Not So Good Hypothesis – We think that users will click the red button more often.

Good Hypothesis – Since the users that view the services pages are more likely to convert, we believe that this is what motivates them to act, therefore if we make services content more prominent on the homepage then we expect the conversion rate to increase for new users landing there.

Improve

Here is where you finally run your test.

If you followed the guidelines for SMART goals, then you should know how many visitors you need per variation. If not, figure it out now. This is perhaps the most common detrimental mistake that people make when performing A/B testing. You can read a ton about it here.

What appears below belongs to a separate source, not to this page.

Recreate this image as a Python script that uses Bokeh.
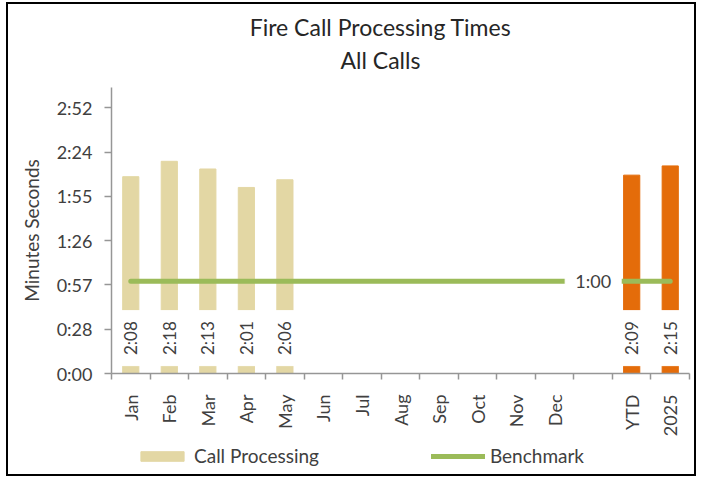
from math import pi
from bokeh.plotting import figure
from bokeh.layouts import column
from bokeh.models import Range1d, FixedTicker, Legend, LegendItem
from bokeh.core.properties import value
from bokeh.embed import file_html
from bokeh.resources import INLINE

# ---------------- data ----------------
CATEGORIES = ["Jan", "Feb", "Mar", "Apr", "May", "Jun", "Jul", "Aug", "Sep",
              "Oct", "Nov", "Dec", "", "YTD", "2025"]
MONTHS_WITH_DATA = ["Jan", "Feb", "Mar", "Apr", "May"]
MONTH_SECONDS = [128, 138, 133, 121, 126]          # 2:08 2:18 2:13 2:01 2:06
MONTH_LABELS = ["2:08", "2:18", "2:13", "2:01", "2:06"]
SUMMARY_CATS = ["YTD", "2025"]
SUMMARY_SECONDS = [129, 135]                       # 2:09 2:15
SUMMARY_LABELS = ["2:09", "2:15"]
BENCHMARK_SECONDS = 60
BENCHMARK_LABEL = "1:00"
BENCHMARK_LABEL_CAT = ""
Y_TICKS = [0.0, 28.8, 57.6, 86.4, 115.2, 144.0, 172.8]
Y_TICK_LABELS = ["0:00", "0:28", "0:57", "1:26", "1:55", "2:24", "2:52"]
TITLE_LINES = ["Fire Call Processing Times", "All Calls"]
LEGEND_LABELS = ["Call Processing", "Benchmark"]

# ---------------- style ----------------
FONT = "Lato"
TXT = "#404040"
TAN = "#E3D7A4"
ORANGE = "#E46C0A"
GREEN = "#9BBB59"
AXIS = "#969696"
Y_END = 186.0

W = 686
H_HEAD, H_MAIN, H_LEG = 83, 352, 35
ML, MR, MT, MB = 103, 5, 0, 64
N = len(CATEGORIES)


def xpos(cat):
    return CATEGORIES.index(cat) + 0.5


def blank_fig(h):
    # frame aligned with the main chart; data x == canvas pixel x
    f = figure(width=W, height=h, output_backend="svg", toolbar_location=None,
               x_range=Range1d(ML, W - MR), y_range=Range1d(0, h),
               x_axis_location=None, y_axis_location=None,
               min_border_left=ML, min_border_right=MR,
               min_border_top=0, min_border_bottom=0)
    f.outline_line_color = None
    f.grid.visible = False
    f.background_fill_color = "white"
    f.border_fill_color = "white"
    return f


# ---------------- header (titles) ----------------
head = blank_fig(H_HEAD)
head.text(x=[372, 372], y=[61, 28], text=TITLE_LINES, text_align="center",
          text_baseline="middle", text_color="#262626",
          text_font=value(FONT), text_font_size="23px")

# ---------------- main chart ----------------
p = figure(width=W, height=H_MAIN, output_backend="svg", toolbar_location=None,
           x_range=Range1d(0, N), y_range=Range1d(0, Y_END),
           min_border_left=ML, min_border_right=MR, min_border_top=MT,
           min_border_bottom=MB)
p.outline_line_color = None
p.grid.visible = False
p.background_fill_color = "white"
p.border_fill_color = "white"

mx = [xpos(c) for c in MONTHS_WITH_DATA]
sx = [xpos(c) for c in SUMMARY_CATS]
p.vbar(x=mx, top=MONTH_SECONDS, width=0.42, color=TAN)
p.vbar(x=sx, top=SUMMARY_SECONDS, width=0.42, color=ORANGE)

# data labels with white boxes
LBL_Y = 23.0
all_x = mx + sx
all_lbl = MONTH_LABELS + SUMMARY_LABELS
p.rect(x=all_x, y=[LBL_Y] * len(all_x), width=0.6, height=55,
       height_units="screen", color="white")
p.text(x=all_x, y=[LBL_Y] * len(all_x), text=all_lbl, angle=pi / 2,
       text_align="center", text_baseline="middle", text_color=TXT,
       text_font=value(FONT), text_font_size="17px")

# benchmark line
bx = [xpos(c) for c in CATEGORIES]
p.line(x=bx, y=[BENCHMARK_SECONDS] * N, line_color=GREEN, line_width=5,
       line_cap="round")
blx = xpos(BENCHMARK_LABEL_CAT)
p.rect(x=[blx], y=[BENCHMARK_SECONDS], width=56, height=12,
       width_units="screen", height_units="screen", color="white")
p.text(x=[blx], y=[BENCHMARK_SECONDS], text=[BENCHMARK_LABEL],
       text_align="center", text_baseline="middle", text_color=TXT,
       text_font=value(FONT), text_font_size="18px")

xa = p.xaxis[0]
xa.ticker = FixedTicker(ticks=bx, minor_ticks=list(range(N + 1)))
xa.major_label_overrides = {x: c for x, c in zip(bx, CATEGORIES)}
xa.major_label_orientation = pi / 2
xa.major_tick_out = 0
xa.major_tick_in = 0
xa.minor_tick_out = 6
xa.minor_tick_in = 0
xa.major_label_standoff = 15
xa.axis_line_color = AXIS
xa.axis_line_width = 1.5
xa.minor_tick_line_color = AXIS
xa.minor_tick_line_width = 1.5
xa.major_label_text_font = FONT
xa.major_label_text_font_size = "18px"
xa.major_label_text_color = TXT

ya = p.yaxis[0]
ya.ticker = FixedTicker(ticks=Y_TICKS, minor_ticks=[])
ya.major_label_overrides = {t: l for t, l in zip(Y_TICKS, Y_TICK_LABELS)}
ya.major_tick_out = 7
ya.major_tick_in = 0
ya.major_label_standoff = 12
ya.axis_line_color = AXIS
ya.axis_line_width = 1.5
ya.major_tick_line_color = AXIS
ya.major_tick_line_width = 1.5
ya.major_label_text_font = FONT
ya.major_label_text_font_size = "18px"
ya.major_label_text_color = TXT
ya.axis_label = "Minutes Seconds"
ya.axis_label_text_font = FONT
ya.axis_label_text_font_size = "19px"
ya.axis_label_text_font_style = "normal"
ya.axis_label_text_color = TXT
ya.axis_label_standoff = 11

# ---------------- legend strip ----------------
# zero-size proxy renderers: they draw nothing, but give the legend its swatches
leg = blank_fig(H_LEG)
lr_bar = leg.vbar(x=[ML], top=[0], width=0, color=TAN)
lr_line = leg.line(x=[ML], y=[0], line_color=GREEN, line_width=5,
                   line_cap="round")
legend = Legend(items=[LegendItem(label=LEGEND_LABELS[0], renderers=[lr_bar]),
                       LegendItem(label=LEGEND_LABELS[1], renderers=[lr_line])],
                orientation="horizontal", location=(24, 7),
                glyph_width=54, glyph_height=12, label_standoff=5, spacing=112,
                padding=0, margin=0, border_line_alpha=0,
                background_fill_alpha=0, label_text_font=FONT,
                label_text_font_size="19px", label_text_color=TXT)
leg.add_layout(legend, "center")

layout = column(head, p, leg, spacing=0)
layout.styles = {"border": "2px solid #000000", "margin-left": "6px",
                 "margin-top": "2px", "background-color": "white"}

open("out.html", "w").write(file_html(layout, INLINE))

Remember to use only one KPI per test. Each KPI you add increases the likelihood of a false positive result.

Control

Regardless of the result of your hypothesis test, you’ll have gained some sort of knowledge.

An inconclusive result means that your hypothesis may be focusing on elements that don’t affect the KPI, so start looking elsewhere.

A disproved hypothesis shows that you are likely modifying the correct elements but haven’t changed them to positively impact conversions.

And of course, the holy grail of testing—a result that supports your hypothesis means that you should make those changes live! But don’t stop there. Continue to monitor the performance once the changes are live. Does the expected lift remain? It is possible that the test results were a false positive.

From here, return back to the Define phase and begin again. You may even have good enough goals and hypothesis that you can jump back to the Improve phase and initiate another test. Or maybe the results of your test brought new light to the data you have been looking at and a new series of tests may begin.